Exercise objective: Reproduce all the material exactly, minus any pictures it holds.

>> start Supplied information

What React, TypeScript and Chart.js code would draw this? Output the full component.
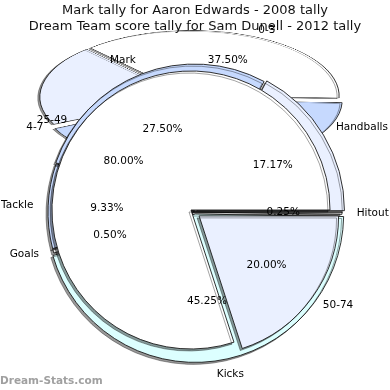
import React, { useEffect, useRef } from "react";
import Chart from "chart.js/auto";

// ---------- text ----------
const TITLE_LINES = [
  "Mark tally for Aaron Edwards - 2008 tally",
  "Dream Team score tally for Sam Dunell - 2012 tally",
];
const WATERMARK = "Dream-Stats.com";

// ---------- data ----------
// Mark tally (2008) – flattened back layer, clockwise from 315°
const markBackLabels = ["0-3", "", "4-7", ""];
const markBackValues = [37.5, 42.5, 0, 20.0];
const markBackShowPct = [true, false, false, false];

// Mark tally – front disc, clockwise from 3 o'clock
const markFrontLabels = ["50-74", "25-49"];
const markFrontValues = [20.0, 80.0];
const markFrontShowPct = [true, true];

// Dream Team score tally (2012), clockwise from 3 o'clock
const scoreLabels = ["Hitout", "Kicks", "Goals", "Tackle", "Mark", "Handballs"];
const scoreValues = [0.25, 45.25, 0.5, 9.33, 27.5, 17.17];
const scoreShowPct = [true, true, true, true, true, true];

// ---------- styles ----------
const WHITE = "#ffffff";
const LAVENDER = "#eaf0ff";
const LIGHTBLUE = "#c6d9fe";
const CYAN = "#dcffff";
const SIZE = 390;
const FLAT = 65 / 147;

const shadowPlugin = {
  id: "shadow",
  beforeDatasetsDraw(chart: any) {
    const c = chart.ctx;
    c.save();
    c.shadowColor = "rgba(0,0,0,0.4)";
    c.shadowOffsetX = -2;
    c.shadowOffsetY = 2;
    c.shadowBlur = 0;
  },
  afterDatasetsDraw(chart: any) {
    chart.ctx.restore();
  },
};

function makePie(
  canvas: HTMLCanvasElement,
  labels: string[],
  values: number[],
  colors: string[],
  offsets: number[],
  cx: number,
  cy: number,
  radius: number,
  rotation: number
) {
  return new Chart(canvas, {
    type: "pie",
    data: {
      labels,
      datasets: [
        {
          data: values,
          backgroundColor: colors,
          borderColor: "#1a1a1a",
          borderWidth: 0.9,
          offset: offsets,
          rotation,
        } as any,
      ],
    },
    options: {
      responsive: false,
      animation: false,
      devicePixelRatio: 1,
      events: [],
      radius,
      rotation,
      layout: {
        padding: {
          left: Math.max(0, 2 * cx - SIZE),
          right: Math.max(0, SIZE - 2 * cx),
          top: Math.max(0, 2 * cy - SIZE),
          bottom: Math.max(0, SIZE - 2 * cy),
        },
      },
      plugins: {
        legend: { display: false },
        tooltip: { enabled: false },
        title: { display: false },
      },
    } as any,
    plugins: [shadowPlugin],
  });
}

function drawLabels(
  ctx: CanvasRenderingContext2D,
  chart: any,
  labels: string[],
  values: number[],
  showPct: boolean[],
  offsets: number[],
  map: (x: number, y: number) => [number, number]
) {
  const meta = chart.getDatasetMeta(0);
  const total = values.reduce((a, b) => a + b, 0);
  meta.data.forEach((arc: any, i: number) => {
    const p = arc.getProps(["x", "y", "startAngle", "endAngle", "outerRadius"], true);
    const mid = (p.startAngle + p.endAngle) / 2;
    const off = (offsets[i] || 0) / 4;
    const ox = p.x + Math.cos(mid) * off;
    const oy = p.y + Math.sin(mid) * off;
    const R = p.outerRadius;
    if (labels[i]) {
      const [lx, ly] = map(ox + Math.cos(mid) * R * 1.1, oy + Math.sin(mid) * R * 1.1);
      ctx.textAlign = Math.cos(mid) >= 0 ? "left" : "right";
      ctx.fillText(labels[i], lx, ly);
    }
    if (showPct[i]) {
      const [px, py] = map(ox + Math.cos(mid) * R * 0.6, oy + Math.sin(mid) * R * 0.6);
      ctx.textAlign = "center";
      ctx.fillText(((values[i] / total) * 100).toFixed(2) + "%", px, py);
    }
  });
}

export default function App() {
  const backRef = useRef<HTMLCanvasElement>(null);
  const scoreRef = useRef<HTMLCanvasElement>(null);
  const frontRef = useRef<HTMLCanvasElement>(null);
  const labelRef = useRef<HTMLCanvasElement>(null);

  useEffect(() => {
    const backOffsets = [12, 28, 0, 12];
    const scoreOffsets = [0, 8, 0, 0, 4, 10];
    const frontOffsets = [40, 0];

    const back = makePie(
      backRef.current!,
      markBackLabels,
      markBackValues,
      [WHITE, LIGHTBLUE, LAVENDER, LAVENDER],
      backOffsets,
      190,
      195,
      147,
      -43
    );
    const score = makePie(
      scoreRef.current!,
      scoreLabels,
      scoreValues,
      [WHITE, CYAN, "#e6e6e6", LIGHTBLUE, LIGHTBLUE, LAVENDER],
      scoreOffsets,
      195,
      212,
      147,
      90
    );
    const front = makePie(
      frontRef.current!,
      markFrontLabels,
      markFrontValues,
      [LAVENDER, WHITE],
      frontOffsets,
      191,
      210,
      139,
      90
    );

    const lc = labelRef.current!;
    const ctx = lc.getContext("2d")!;
    ctx.clearRect(0, 0, SIZE, SIZE);
    ctx.font = '10.5px "DejaVu Sans"';
    ctx.fillStyle = "#000";
    ctx.textBaseline = "middle";
    const ident = (x: number, y: number): [number, number] => [x, y];
    const flat = (x: number, y: number): [number, number] => [x, 97 + (y - 195) * FLAT];
    drawLabels(ctx, back, markBackLabels, markBackValues, markBackShowPct, backOffsets, flat);
    drawLabels(ctx, score, scoreLabels, scoreValues, scoreShowPct, scoreOffsets, ident);
    drawLabels(ctx, front, markFrontLabels, markFrontValues, markFrontShowPct, frontOffsets, ident);

    return () => {
      back.destroy();
      score.destroy();
      front.destroy();
    };
  }, []);

  const layer: React.CSSProperties = { position: "absolute", left: 0, top: 0 };

  return (
    <div
      style={{
        position: "fixed",
        left: 0,
        top: 0,
        width: SIZE,
        height: SIZE,
        background: "#fff",
        overflow: "hidden",
        fontFamily: '"DejaVu Sans", sans-serif',
      }}
    >
      <canvas
        ref={backRef}
        width={SIZE}
        height={SIZE}
        style={{
          ...layer,
          transformOrigin: "190px 195px",
          transform: `translateY(-98px) scaleY(${FLAT})`,
        }}
      />
      <canvas ref={scoreRef} width={SIZE} height={SIZE} style={layer} />
      <canvas ref={frontRef} width={SIZE} height={SIZE} style={layer} />
      <canvas ref={labelRef} width={SIZE} height={SIZE} style={layer} />
      {TITLE_LINES.map((t, i) => (
        <div
          key={i}
          style={{
            position: "absolute",
            left: 0,
            width: SIZE,
            top: 2 + i * 16,
            lineHeight: "16px",
            fontSize: 13,
            textAlign: "center",
            color: "#111",
            whiteSpace: "nowrap",
          }}
        >
          {t}
        </div>
      ))}
      <div
        style={{
          position: "absolute",
          left: 0,
          top: 372,
          lineHeight: "16px",
          fontSize: 10.5,
          fontWeight: "bold",
          color: "#a0a0a0",
          whiteSpace: "nowrap",
        }}
      >
        {WATERMARK}
      </div>
    </div>
  );
}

>> end Supplied information

Right answer:
What React, TypeScript and Chart.js code would draw this? Output the full component.
import React, { useEffect, useRef } from "react";
import Chart from "chart.js/auto";

// ---------- text ----------
const TITLE_LINES = [
  "Mark tally for Aaron Edwards - 2008 tally",
  "Dream Team score tally for Sam Dunell - 2012 tally",
];
const WATERMARK = "Dream-Stats.com";

// ---------- data ----------
// Mark tally (2008) – flattened back layer, clockwise from 315°
const markBackLabels = ["0-3", "", "4-7", ""];
const markBackValues = [37.5, 42.5, 0, 20.0];
const markBackShowPct = [true, false, false, false];

// Mark tally – front disc, clockwise from 3 o'clock
const markFrontLabels = ["50-74", "25-49"];
const markFrontValues = [20.0, 80.0];
const markFrontShowPct = [true, true];

// Dream Team score tally (2012), clockwise from 3 o'clock
const scoreLabels = ["Hitout", "Kicks", "Goals", "Tackle", "Mark", "Handballs"];
const scoreValues = [0.25, 45.25, 0.5, 9.33, 27.5, 17.17];
const scoreShowPct = [true, true, true, true, true, true];

// ---------- styles ----------
const WHITE = "#ffffff";
const LAVENDER = "#eaf0ff";
const LIGHTBLUE = "#c6d9fe";
const CYAN = "#dcffff";
const SIZE = 390;
const FLAT = 65 / 147;

const shadowPlugin = {
  id: "shadow",
  beforeDatasetsDraw(chart: any) {
    const c = chart.ctx;
    c.save();
    c.shadowColor = "rgba(0,0,0,0.4)";
    c.shadowOffsetX = -2;
    c.shadowOffsetY = 2;
    c.shadowBlur = 0;
  },
  afterDatasetsDraw(chart: any) {
    chart.ctx.restore();
  },
};

function makePie(
  canvas: HTMLCanvasElement,
  labels: string[],
  values: number[],
  colors: string[],
  offsets: number[],
  cx: number,
  cy: number,
  radius: number,
  rotation: number
) {
  return new Chart(canvas, {
    type: "pie",
    data: {
      labels,
      datasets: [
        {
          data: values,
          backgroundColor: colors,
          borderColor: "#1a1a1a",
          borderWidth: 0.9,
          offset: offsets,
          rotation,
        } as any,
      ],
    },
    options: {
      responsive: false,
      animation: false,
      devicePixelRatio: 1,
      events: [],
      radius,
      rotation,
      layout: {
        padding: {
          left: Math.max(0, 2 * cx - SIZE),
          right: Math.max(0, SIZE - 2 * cx),
          top: Math.max(0, 2 * cy - SIZE),
          bottom: Math.max(0, SIZE - 2 * cy),
        },
      },
      plugins: {
        legend: { display: false },
        tooltip: { enabled: false },
        title: { display: false },
      },
    } as any,
    plugins: [shadowPlugin],
  });
}

function drawLabels(
  ctx: CanvasRenderingContext2D,
  chart: any,
  labels: string[],
  values: number[],
  showPct: boolean[],
  offsets: number[],
  map: (x: number, y: number) => [number, number]
) {
  const meta = chart.getDatasetMeta(0);
  const total = values.reduce((a, b) => a + b, 0);
  meta.data.forEach((arc: any, i: number) => {
    const p = arc.getProps(["x", "y", "startAngle", "endAngle", "outerRadius"], true);
    const mid = (p.startAngle + p.endAngle) / 2;
    const off = (offsets[i] || 0) / 4;
    const ox = p.x + Math.cos(mid) * off;
    const oy = p.y + Math.sin(mid) * off;
    const R = p.outerRadius;
    if (labels[i]) {
      const [lx, ly] = map(ox + Math.cos(mid) * R * 1.1, oy + Math.sin(mid) * R * 1.1);
      ctx.textAlign = Math.cos(mid) >= 0 ? "left" : "right";
      ctx.fillText(labels[i], lx, ly);
    }
    if (showPct[i]) {
      const [px, py] = map(ox + Math.cos(mid) * R * 0.6, oy + Math.sin(mid) * R * 0.6);
      ctx.textAlign = "center";
      ctx.fillText(((values[i] / total) * 100).toFixed(2) + "%", px, py);
    }
  });
}

export default function App() {
  const backRef = useRef<HTMLCanvasElement>(null);
  const scoreRef = useRef<HTMLCanvasElement>(null);
  const frontRef = useRef<HTMLCanvasElement>(null);
  const labelRef = useRef<HTMLCanvasElement>(null);

  useEffect(() => {
    const backOffsets = [12, 28, 0, 12];
    const scoreOffsets = [0, 8, 0, 0, 4, 10];
    const frontOffsets = [40, 0];

    const back = makePie(
      backRef.current!,
      markBackLabels,
      markBackValues,
      [WHITE, LIGHTBLUE, LAVENDER, LAVENDER],
      backOffsets,
      190,
      195,
      147,
      -43
    );
    const score = makePie(
      scoreRef.current!,
      scoreLabels,
      scoreValues,
      [WHITE, CYAN, "#e6e6e6", LIGHTBLUE, LIGHTBLUE, LAVENDER],
      scoreOffsets,
      195,
      212,
      147,
      90
    );
    const front = makePie(
      frontRef.current!,
      markFrontLabels,
      markFrontValues,
      [LAVENDER, WHITE],
      frontOffsets,
      191,
      210,
      139,
      90
    );

    const lc = labelRef.current!;
    const ctx = lc.getContext("2d")!;
    ctx.clearRect(0, 0, SIZE, SIZE);
    ctx.font = '10.5px "DejaVu Sans"';
    ctx.fillStyle = "#000";
    ctx.textBaseline = "middle";
    const ident = (x: number, y: number): [number, number] => [x, y];
    const flat = (x: number, y: number): [number, number] => [x, 97 + (y - 195) * FLAT];
    drawLabels(ctx, back, markBackLabels, markBackValues, markBackShowPct, backOffsets, flat);
    drawLabels(ctx, score, scoreLabels, scoreValues, scoreShowPct, scoreOffsets, ident);
    drawLabels(ctx, front, markFrontLabels, markFrontValues, markFrontShowPct, frontOffsets, ident);

    return () => {
      back.destroy();
      score.destroy();
      front.destroy();
    };
  }, []);

  const layer: React.CSSProperties = { position: "absolute", left: 0, top: 0 };

  return (
    <div
      style={{
        position: "fixed",
        left: 0,
        top: 0,
        width: SIZE,
        height: SIZE,
        background: "#fff",
        overflow: "hidden",
        fontFamily: '"DejaVu Sans", sans-serif',
      }}
    >
      <canvas
        ref={backRef}
        width={SIZE}
        height={SIZE}
        style={{
          ...layer,
          transformOrigin: "190px 195px",
          transform: `translateY(-98px) scaleY(${FLAT})`,
        }}
      />
      <canvas ref={scoreRef} width={SIZE} height={SIZE} style={layer} />
      <canvas ref={frontRef} width={SIZE} height={SIZE} style={layer} />
      <canvas ref={labelRef} width={SIZE} height={SIZE} style={layer} />
      {TITLE_LINES.map((t, i) => (
        <div
          key={i}
          style={{
            position: "absolute",
            left: 0,
            width: SIZE,
            top: 2 + i * 16,
            lineHeight: "16px",
            fontSize: 13,
            textAlign: "center",
            color: "#111",
            whiteSpace: "nowrap",
          }}
        >
          {t}
        </div>
      ))}
      <div
        style={{
          position: "absolute",
          left: 0,
          top: 372,
          lineHeight: "16px",
          fontSize: 10.5,
          fontWeight: "bold",
          color: "#a0a0a0",
          whiteSpace: "nowrap",
        }}
      >
        {WATERMARK}
      </div>
    </div>
  );
}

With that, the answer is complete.